Publishing Occurrence data to iDigBio

A Darwin Core Archive (DwC-A) is a data standard that is commonly used to package species occurrence data into a single, self-contained dataset (http://en.wikipedia.org/wiki/Darwin_Core_Archive). Publishing data as a DwC-A data package is a convenient way to get your data out to researchers and data aggregators such as iDigBio and GBIF. Along with the core occurrence records, a DwC-A created through a Symbiota instance will by default include determination history and specimen image data extensions. Locality details that are listed within the rare and sensitive species lists are protected. An RSS feed listing the DwC-A along with their publishing details allows external projects to programmatically monitor when data packages are refreshed or new collections are made available. Visit the sitemap of any Symbiota portal to view a list of DwC-A packages published through that resource.

Individual collection managers can follow the steps below to publish or refresh their DwC-A data package. Portal managers can publish DwC-A packages for multiple collections as a batch process by using the management tools associated with the Darwin Core Archive Publishing page that is available from the sitemap of any portal. 

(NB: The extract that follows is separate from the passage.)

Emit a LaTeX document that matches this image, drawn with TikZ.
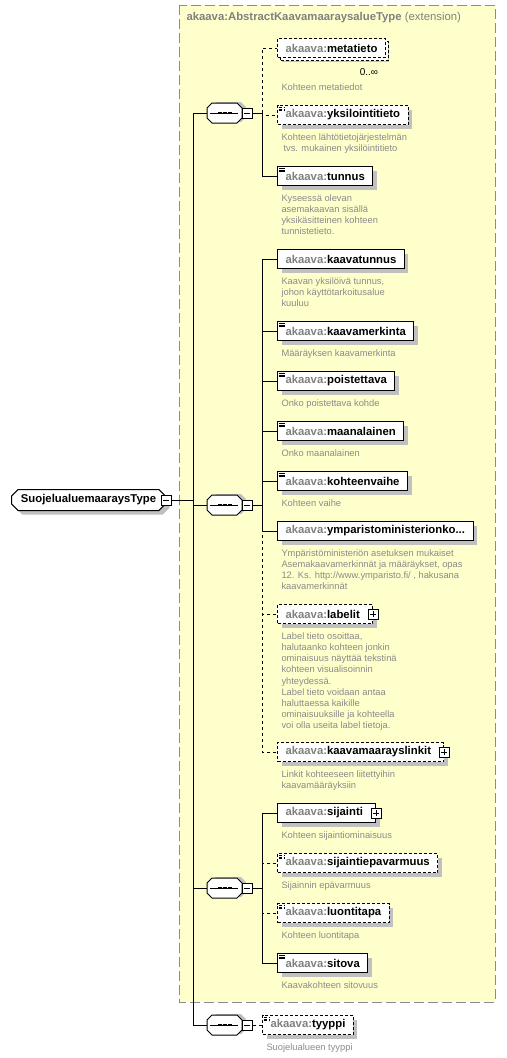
\documentclass[tikz,border=0pt]{standalone}
\usepackage{fontspec}
\setmainfont{Liberation Sans}
\usetikzlibrary{positioning,shapes.misc,shadows,calc}
\definecolor{extfill}{HTML}{FFFFCC}
\definecolor{extline}{HTML}{8C8C8C}
\definecolor{nsgrey}{HTML}{808080}
\definecolor{descgrey}{HTML}{8A8A8A}
\definecolor{shadowgrey}{HTML}{C0C0C0}
\newcommand\ns[1]{{\color{nsgrey}akaava:}#1}
\begin{document}
\begin{tikzpicture}[x=0.75pt,y=-0.75pt,line width=0.75pt,
		every node/.style={font=\fontsize{8.5}{10}\selectfont\bfseries},
		shade/.style={drop shadow={shadow xshift=3pt,shadow yshift=-3pt,fill=shadowgrey,opacity=1}},
		elem/.style={draw,fill=white,shade,anchor=west,minimum height=14.25pt,inner xsep=6pt,inner ysep=0pt},
		opt/.style={dash pattern=on 2.25pt off 1.5pt},
		optline/.style={dash pattern=on 2.25pt off 2.25pt},
		doc/.style={path picture={
			\foreach \dy in {1.2,2.5,3.8}
				\draw[line width=0.5pt] ([shift={(1.1pt,-\dy pt)}]path picture bounding box.north west) -- ++(4.5pt,0);}},
		more/.style={execute at end node={\hspace{3.5pt}}},
		many/.style={copy shadow={shadow xshift=2.25pt,shadow yshift=-2.25pt,draw=black,fill=white,opt}},
		desc/.style={font=\fontsize{7}{8.4}\selectfont,text=descgrey,align=left,inner sep=0pt,anchor=north west},
		pmbox/.style={draw,fill=white,minimum size=7.5pt,inner sep=0pt},
		minus/.style={pmbox,path picture={
			\draw ([xshift=1.5pt]path picture bounding box.west) -- ([xshift=-1.5pt]path picture bounding box.east);}},
		plus/.style={pmbox,path picture={
			\draw ([xshift=1.5pt]path picture bounding box.west) -- ([xshift=-1.5pt]path picture bounding box.east);
			\draw ([yshift=-1.5pt]path picture bounding box.north) -- ([yshift=1.5pt]path picture bounding box.south);}},
		seq/.style={minimum width=26.25pt,minimum height=15pt,inner sep=0pt}]
	\useasboundingbox (0,0) rectangle (507,1058);
	%extension
	\draw[extline,fill=extfill,dash pattern=on 7.5pt off 3pt] (179,5) rectangle (495,1002);
	\node[anchor=west,text=nsgrey,inner sep=0pt] (ext) at (186,18) {akaava:AbstractKaavamaaraysalueType {\mdseries (extension)}};
	%root
	\node[draw,fill=white,shade,chamfered rectangle,chamfered rectangle xsep=2.5pt,chamfered rectangle ysep=2.5pt,
		anchor=west,minimum width=115.5pt,minimum height=15.75pt,inner xsep=1pt,inner ysep=0pt] (root) at (11,500) {SuojelualuemaaraysType\hspace{7pt}};
	\node[minus] (rootpm) at (root.east) {};
	%compositors
	\foreach \s/\y in {A/113,B/505,C/888,D/1025}{
		\node[seq] (seq\s) at (224.5,\y) {};
		\fill[shadowgrey] ($(seq\s)+(-13.5,-6)$) -- ++(5,-5) -- ++(25,0) -- ++(5,5) -- ++(0,10) -- ++(-5,5) -- ++(-25,0) -- ++(-5,-5) -- cycle;
		\draw[fill=white] ($(seq\s)+(-17.5,-5)$) -- ++(5,-5) -- ++(25,0) -- ++(5,5) -- ++(0,10) -- ++(-5,5) -- ++(-25,0) -- ++(-5,-5) -- cycle;
		\draw ($(seq\s)+(-14.5,0)$) -- ($(seq\s)+(13.5,0)$);
		\draw[line width=2.2pt,dash pattern=on 3pt off 0.75pt] ($(seq\s)+(-7,0)$) -- ($(seq\s)+(7,0)$);
		\node[minus] (pm\s) at (247,\y) {};
		\coordinate (b\s) at (262,\y);
		\coordinate (t\s) at (193,\y);
	}
	%elements
	\node[elem,opt,many] (metatieto) at (277,48) {\ns{metatieto}};
	\node[font=\fontsize{7.5}{9}\selectfont,inner sep=0pt] (metatieto-occ) at (369,72) {0..∞};
	\node[elem,opt,doc] (yksilo) at (277,115) {\ns{yksilointitieto}};
	\node[elem,doc] (tunnus) at (277,176) {\ns{tunnus}};
	\node[elem] (kaavatunnus) at (277,259) {\ns{kaavatunnus}};
	\node[elem,doc] (kmerkinta) at (277,331) {\ns{kaavamerkinta}};
	\node[elem,doc] (poistettava) at (277,381) {\ns{poistettava}};
	\node[elem,doc] (maanalainen) at (277,431) {\ns{maanalainen}};
	\node[elem,doc] (kvaihe) at (277,481) {\ns{kohteenvaihe}};
	\node[elem] (ymparisto) at (277,531) {\ns{ymparistoministerionko...}};
	\node[elem,opt,more] (labelit) at (277,614) {\ns{labelit}};
	\node[plus] (labelit-pm) at (labelit.east) {};
	\node[elem,opt,more] (klinkit) at (277,752) {\ns{kaavamaarayslinkit}};
	\node[plus] (klinkit-pm) at (klinkit.east) {};
	\node[elem,more] (sijainti) at (277,813) {\ns{sijainti}};
	\node[plus] (sijainti-pm) at (sijainti.east) {};
	\node[elem,opt,doc] (sepavarmuus) at (277,863) {\ns{sijaintiepavarmuus}};
	\node[elem,opt,doc] (luontitapa) at (277,913) {\ns{luontitapa}};
	\node[elem,doc] (sitova) at (277,963) {\ns{sitova}};
	\node[elem,opt,doc] (tyyppi) at (262,1025) {\ns{tyyppi}};
	%descriptions
	\node[desc,below right=6pt and 3pt of metatieto.south west,yshift=-13pt] (d-metatieto) {Kohteen metatiedot};
	\node[desc,below right=6pt and 3pt of yksilo.south west] (d-yksilo) {Kohteen lähtötietojärjestelmän\\\hspace*{1.5pt}tvs. mukainen yksilöintitieto};
	\node[desc,below right=6pt and 3pt of tunnus.south west] (d-tunnus) {Kyseessä olevan\\asemakaavan sisällä\\yksikäsitteinen kohteen\\tunnistetieto.};
	\node[desc,below right=6pt and 3pt of kaavatunnus.south west] (d-kaavatunnus) {Kaavan yksilöivä tunnus,\\johon käyttötarkoitusalue\\kuuluu};
	\node[desc,below right=6pt and 3pt of kmerkinta.south west] (d-kmerkinta) {Määräyksen kaavamerkinta};
	\node[desc,below right=6pt and 3pt of poistettava.south west] (d-poistettava) {Onko poistettava kohde};
	\node[desc,below right=6pt and 3pt of maanalainen.south west] (d-maanalainen) {Onko maanalainen};
	\node[desc,below right=6pt and 3pt of kvaihe.south west] (d-kvaihe) {Kohteen vaihe};
	\node[desc,below right=6pt and 3pt of ymparisto.south west] (d-ymparisto) {Ympäristöministeriön asetuksen mukaiset\\Asemakaavamerkinnät ja määräykset, opas\\12. Ks. http://www.ymparisto.fi/ , hakusana\\kaavamerkinnät};
	\node[desc,below right=6pt and 3pt of labelit.south west] (d-labelit) {Label tieto osoittaa,\\halutaanko kohteen jonkin\\ominaisuus näyttää tekstinä\\kohteen visualisoinnin\\yhteydessä.\\Label tieto voidaan antaa\\haluttaessa kaikille\\ominaisuuksille ja kohteella\\voi olla useita label tietoja.};
	\node[desc,below right=6pt and 3pt of klinkit.south west] (d-klinkit) {Linkit kohteeseen liitettyihin\\kaavamääräyksiin};
	\node[desc,below right=6pt and 3pt of sijainti.south west] (d-sijainti) {Kohteen sijaintiominaisuus};
	\node[desc,below right=6pt and 3pt of sepavarmuus.south west] (d-sepavarmuus) {Sijainnin epävarmuus};
	\node[desc,below right=6pt and 3pt of luontitapa.south west] (d-luontitapa) {Kohteen luontitapa};
	\node[desc,below right=6pt and 3pt of sitova.south west] (d-sitova) {Kaavakohteen sitovuus};
	\node[desc,below right=6pt and 3pt of tyyppi.south west] (d-tyyppi) {Suojelualueen tyyppi};
	%trunk
	\draw (rootpm.east) -- (rootpm.east -| tA);
	\draw (tA) -- (tD);
	\foreach \s in {A,B,C,D}{
		\draw (t\s) -- (seq\s.west);
	}
	\foreach \s in {A,B,C}{
		\draw (pm\s.east) -- (b\s);
	}
	%branches
	\draw[optline] (bA) |- (metatieto.west);
	\draw[optline] (bA) |- (yksilo.west);
	\draw (bA) |- (tunnus.west);
	\foreach \e in {kaavatunnus,kmerkinta,poistettava,maanalainen,kvaihe,ymparisto}
		\draw (bB) |- (\e.west);
	\draw[optline] (bB) |- (labelit.west);
	\draw[optline] (bB) |- (klinkit.west);
	\draw[optline] (bC) |- (sepavarmuus.west);
	\draw[optline] (bC) |- (luontitapa.west);
	\draw (bC) |- (sijainti.west);
	\draw (bC) |- (sitova.west);
	\draw[optline] (pmD.east) -- (tyyppi.west);
\end{tikzpicture}
\end{document}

  1. Contact iDigBio (data@idigbio.org) requesting that your collection gets added to the iDigBio ingestion queue. Include a link to your collection profile page (e.g. http://swbiodiversity.org/seinet/collections/misc/collprofiles.php?collid=1) so that they have the necessary information for your collection and access to your data.   
  2. Log in and go to your main management menu for your collection. The easiest path to this menu is by clicking on My Profile, Specimen Management tab, and then your collection name. If you don’t see your collection name, you may not have the necessary administrative permissions to manage your collection and you will need to contact your portal administrator.
  3. Review the metadata associated with your collection. In addition to your institution/collection codes and contact information, make sure to review data usage license and GUID (see below). Contact your portal manager if you are unclear about any of the available fields.
    • Data Usage License: Many portals have predefined options that follow the Creative Commons licenses, though that can vary by portal instance.
    • GUID source: This is the field that will serve as the persistent globally unique identifier for specimen records published out of the portal. Within Symbiota, there are the following options.
      1. Occurrence ID: This option is for collections that create their own GUID using another protocol or manage their data in an external system and map the incoming GUID to the occurrenceID field at time of import. If you manage your central data within an update-to-date Specify database, this is the option you should use since the import data should automatically contain a Specify generated UUID. Darwin Core definition: http://rs.tdwg.org/dwc/terms/index.htm#occurrenceID
      2. Catalog Number: You can use this option if your catalog number is configured as a globally unique identifier. See the Darwin Core occurrenceID definition above.
      3. Symbiota generate UUID: If you are managing your data within the Symbiota instance (e.g. portal dataset is your central database), this option is the easiest and more reliable methods for assigning robust GUIDs to your specimen records. Even if your catalog number is configured as a unique identifier (e.g. institutionCode:collectionCode:catalogNumber format type), this is a more robust option when managing data within the portal. If you are only using the Symbiota portal to publish a snapshot of your data that is managed in another database system (e.g. Specify), then selecting this option is probably a bad idea.
  4. Go to “Darwin Core Archive Publishing” from within your management menu and click the Create Darwin Core Archive button to build a new archive. iDigBio will periodically monitory the RSS feed that is associated with the DwC-Archive library within the portal. You should periodically refresh this archive to ensure the data within iDigBio remains current. Contact your portal manager to request automatic updates of your archive on a regular schedule.